* **What to do**
Repeat every line exactly, keeping the pictures out of the copy.

* **Data excerpt**
------------------------------

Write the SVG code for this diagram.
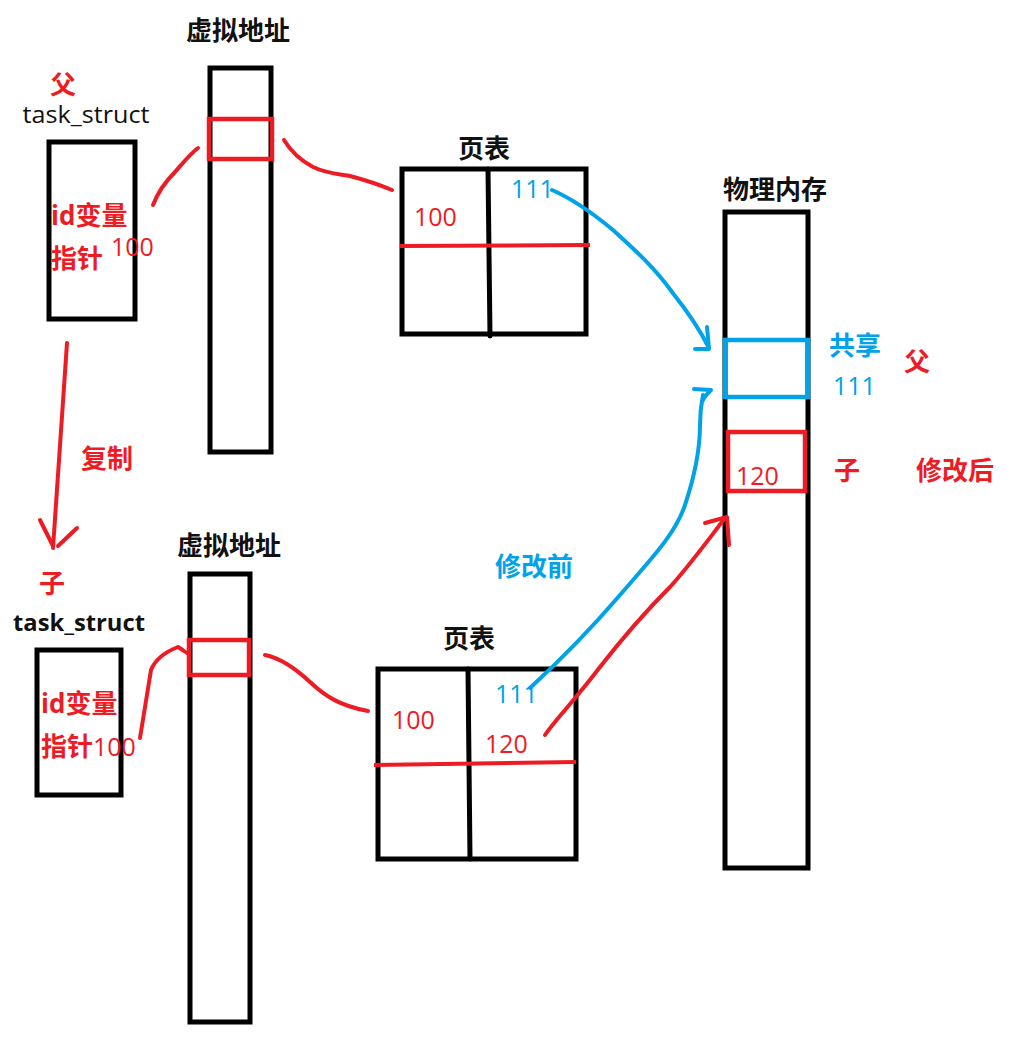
<svg xmlns="http://www.w3.org/2000/svg" width="1011" height="1049" viewBox="0 0 1011 1049">
<style>
.box{fill:none;stroke:#000;stroke-width:5}
.rbox{fill:none;stroke:#ED1C24;stroke-width:4.5}
.bbox{fill:none;stroke:#00A2E8;stroke-width:4.5}
.ln{fill:none;stroke:#000;stroke-width:5;stroke-linecap:round}
.rl{fill:none;stroke:#ED1C24;stroke-width:4;stroke-linecap:round;stroke-linejoin:round}
.bl{fill:none;stroke:#00A2E8;stroke-width:4;stroke-linecap:round;stroke-linejoin:round}
text{font-family:"Open Sans","Noto Sans CJK SC",sans-serif}
.h{font-size:26px;font-weight:bold;fill:#111;text-anchor:middle}
.rb{font-size:26px;font-weight:bold;fill:#ED1C24}
.bb{font-size:26px;font-weight:bold;fill:#00A2E8}
.rn{font-size:25px;fill:#ED1C24}
.bn{font-size:25px;fill:#00A2E8}
.ts{font-size:24px;fill:#111;text-anchor:middle}
</style>
<rect width="1011" height="1049" fill="#fff"/>

<g id="parent-task">
<text class="rb" x="50" y="94" font-size="27">父</text>
<text class="ts" x="86" y="123" textLength="127" lengthAdjust="spacingAndGlyphs">task_struct</text>
<rect class="box" x="49" y="142" width="86" height="177"/>
<text class="rb" x="51" y="225" font-size="24">id变量</text>
<text class="rb" x="51" y="268" font-size="24">指针</text>
<text class="rn" x="111" y="256">100</text>
</g>

<g id="parent-vaddr">
<text class="h" x="238" y="40">虚拟地址</text>
<rect class="box" x="210" y="68" width="61" height="384"/>
<rect class="rbox" x="209" y="119" width="63" height="40"/>
</g>

<g id="parent-pagetable">
<text class="h" x="484" y="158">页表</text>
<rect class="box" x="402" y="169" width="184" height="165"/>
<line class="ln" x1="488" y1="169" x2="490" y2="336"/>
<line x1="400" y1="246" x2="590" y2="245" stroke="#ED1C24" stroke-width="4"/>
<text class="rn" x="414" y="226">100</text>
<text class="bn" x="511" y="198">111</text>
</g>

<g id="physical-memory">
<text class="h" x="775" y="199">物理内存</text>
<rect class="box" x="725" y="212" width="83" height="656"/>
<rect class="bbox" x="725" y="340" width="83" height="57"/>
<rect class="rbox" x="728" y="432" width="77" height="59"/>
<text class="rn" x="736" y="485">120</text>
<text class="bb" x="829" y="355">共享</text>
<text class="bn" x="833" y="395">111</text>
<text class="rb" x="904" y="371" font-size="28">父</text>
<text class="rb" x="834" y="480">子</text>
<text class="rb" x="916" y="480">修改后</text>
</g>

<g id="label-before">
<text class="bb" x="495" y="576">修改前</text>
</g>

<g id="label-copy">
<text class="rb" x="81" y="468">复制</text>
</g>

<g id="child-task">
<text class="rb" x="39" y="593" font-size="28">子</text>
<text class="ts" x="79" y="631" font-weight="bold" textLength="132" lengthAdjust="spacingAndGlyphs">task_struct</text>
<rect class="box" x="37" y="650" width="84" height="145"/>
<text class="rb" x="41" y="713" font-size="24">id变量</text>
<text class="rb" x="41" y="756" font-size="24">指针</text>
<text class="rn" x="93" y="756">100</text>
</g>

<g id="child-vaddr">
<text class="h" x="229" y="555">虚拟地址</text>
<rect class="box" x="190" y="574" width="60" height="448"/>
<rect class="rbox" x="189" y="640" width="60" height="35"/>
</g>

<g id="child-pagetable">
<text class="h" x="469" y="648">页表</text>
<rect class="box" x="378" y="669" width="198" height="190"/>
<line class="ln" x1="468" y1="669" x2="470" y2="859"/>
<line x1="374" y1="765" x2="576" y2="762" stroke="#ED1C24" stroke-width="4"/>
<text class="rn" x="392" y="729">100</text>
<text class="bn" x="495" y="703">111</text>
<text class="rn" x="485" y="753">120</text>
</g>

<g id="connectors">
<path class="rl" d="M153,205 C158,192 165,182 175,172 C183,163 190,154 198,148"/>
<path class="rl" d="M284,140 C290,150 300,160 313,167 C325,173 338,174 350,176 C365,180 380,185 392,190"/>
<path class="bl" d="M552,190 C575,200 595,215 613,230 C635,250 655,268 672,292 C688,312 700,330 709,348"/>
<path class="bl" d="M707,327 L709,349 L695,349"/>
<path class="rl" d="M67,343 L53,548"/>
<path class="rl" d="M40,520 L53,546 M77,528 L58,546"/>
<path class="rl" d="M140,738 C143,720 146,700 151,670 C155,660 165,652 178,647 C183,650 185,652 187,653"/>
<path class="rl" d="M265,655 C280,658 295,668 310,682 C325,696 340,706 368,711"/>
<path class="bl" d="M530,688 C555,665 590,630 620,595 C650,560 675,535 685,505 C695,475 700,450 700,425 C700,410 702,400 703,395"/>
<path class="bl" d="M694,389 L711,390 C707,394 704,397 703,400"/>
<path class="rl" d="M545,735 C555,720 575,700 600,667 C625,635 650,607 670,587 C690,565 708,540 725,518"/>
<path class="rl" d="M705,523 L727,517 L729,545"/>
</g>
</svg>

------------------------------

* **Expected answer**
Write the SVG code for this diagram.
<svg xmlns="http://www.w3.org/2000/svg" width="1011" height="1049" viewBox="0 0 1011 1049">
<style>
.box{fill:none;stroke:#000;stroke-width:5}
.rbox{fill:none;stroke:#ED1C24;stroke-width:4.5}
.bbox{fill:none;stroke:#00A2E8;stroke-width:4.5}
.ln{fill:none;stroke:#000;stroke-width:5;stroke-linecap:round}
.rl{fill:none;stroke:#ED1C24;stroke-width:4;stroke-linecap:round;stroke-linejoin:round}
.bl{fill:none;stroke:#00A2E8;stroke-width:4;stroke-linecap:round;stroke-linejoin:round}
text{font-family:"Open Sans","Noto Sans CJK SC",sans-serif}
.h{font-size:26px;font-weight:bold;fill:#111;text-anchor:middle}
.rb{font-size:26px;font-weight:bold;fill:#ED1C24}
.bb{font-size:26px;font-weight:bold;fill:#00A2E8}
.rn{font-size:25px;fill:#ED1C24}
.bn{font-size:25px;fill:#00A2E8}
.ts{font-size:24px;fill:#111;text-anchor:middle}
</style>
<rect width="1011" height="1049" fill="#fff"/>

<g id="parent-task">
<text class="rb" x="50" y="94" font-size="27">父</text>
<text class="ts" x="86" y="123" textLength="127" lengthAdjust="spacingAndGlyphs">task_struct</text>
<rect class="box" x="49" y="142" width="86" height="177"/>
<text class="rb" x="51" y="225" font-size="24">id变量</text>
<text class="rb" x="51" y="268" font-size="24">指针</text>
<text class="rn" x="111" y="256">100</text>
</g>

<g id="parent-vaddr">
<text class="h" x="238" y="40">虚拟地址</text>
<rect class="box" x="210" y="68" width="61" height="384"/>
<rect class="rbox" x="209" y="119" width="63" height="40"/>
</g>

<g id="parent-pagetable">
<text class="h" x="484" y="158">页表</text>
<rect class="box" x="402" y="169" width="184" height="165"/>
<line class="ln" x1="488" y1="169" x2="490" y2="336"/>
<line x1="400" y1="246" x2="590" y2="245" stroke="#ED1C24" stroke-width="4"/>
<text class="rn" x="414" y="226">100</text>
<text class="bn" x="511" y="198">111</text>
</g>

<g id="physical-memory">
<text class="h" x="775" y="199">物理内存</text>
<rect class="box" x="725" y="212" width="83" height="656"/>
<rect class="bbox" x="725" y="340" width="83" height="57"/>
<rect class="rbox" x="728" y="432" width="77" height="59"/>
<text class="rn" x="736" y="485">120</text>
<text class="bb" x="829" y="355">共享</text>
<text class="bn" x="833" y="395">111</text>
<text class="rb" x="904" y="371" font-size="28">父</text>
<text class="rb" x="834" y="480">子</text>
<text class="rb" x="916" y="480">修改后</text>
</g>

<g id="label-before">
<text class="bb" x="495" y="576">修改前</text>
</g>

<g id="label-copy">
<text class="rb" x="81" y="468">复制</text>
</g>

<g id="child-task">
<text class="rb" x="39" y="593" font-size="28">子</text>
<text class="ts" x="79" y="631" font-weight="bold" textLength="132" lengthAdjust="spacingAndGlyphs">task_struct</text>
<rect class="box" x="37" y="650" width="84" height="145"/>
<text class="rb" x="41" y="713" font-size="24">id变量</text>
<text class="rb" x="41" y="756" font-size="24">指针</text>
<text class="rn" x="93" y="756">100</text>
</g>

<g id="child-vaddr">
<text class="h" x="229" y="555">虚拟地址</text>
<rect class="box" x="190" y="574" width="60" height="448"/>
<rect class="rbox" x="189" y="640" width="60" height="35"/>
</g>

<g id="child-pagetable">
<text class="h" x="469" y="648">页表</text>
<rect class="box" x="378" y="669" width="198" height="190"/>
<line class="ln" x1="468" y1="669" x2="470" y2="859"/>
<line x1="374" y1="765" x2="576" y2="762" stroke="#ED1C24" stroke-width="4"/>
<text class="rn" x="392" y="729">100</text>
<text class="bn" x="495" y="703">111</text>
<text class="rn" x="485" y="753">120</text>
</g>

<g id="connectors">
<path class="rl" d="M153,205 C158,192 165,182 175,172 C183,163 190,154 198,148"/>
<path class="rl" d="M284,140 C290,150 300,160 313,167 C325,173 338,174 350,176 C365,180 380,185 392,190"/>
<path class="bl" d="M552,190 C575,200 595,215 613,230 C635,250 655,268 672,292 C688,312 700,330 709,348"/>
<path class="bl" d="M707,327 L709,349 L695,349"/>
<path class="rl" d="M67,343 L53,548"/>
<path class="rl" d="M40,520 L53,546 M77,528 L58,546"/>
<path class="rl" d="M140,738 C143,720 146,700 151,670 C155,660 165,652 178,647 C183,650 185,652 187,653"/>
<path class="rl" d="M265,655 C280,658 295,668 310,682 C325,696 340,706 368,711"/>
<path class="bl" d="M530,688 C555,665 590,630 620,595 C650,560 675,535 685,505 C695,475 700,450 700,425 C700,410 702,400 703,395"/>
<path class="bl" d="M694,389 L711,390 C707,394 704,397 703,400"/>
<path class="rl" d="M545,735 C555,720 575,700 600,667 C625,635 650,607 670,587 C690,565 708,540 725,518"/>
<path class="rl" d="M705,523 L727,517 L729,545"/>
</g>
</svg>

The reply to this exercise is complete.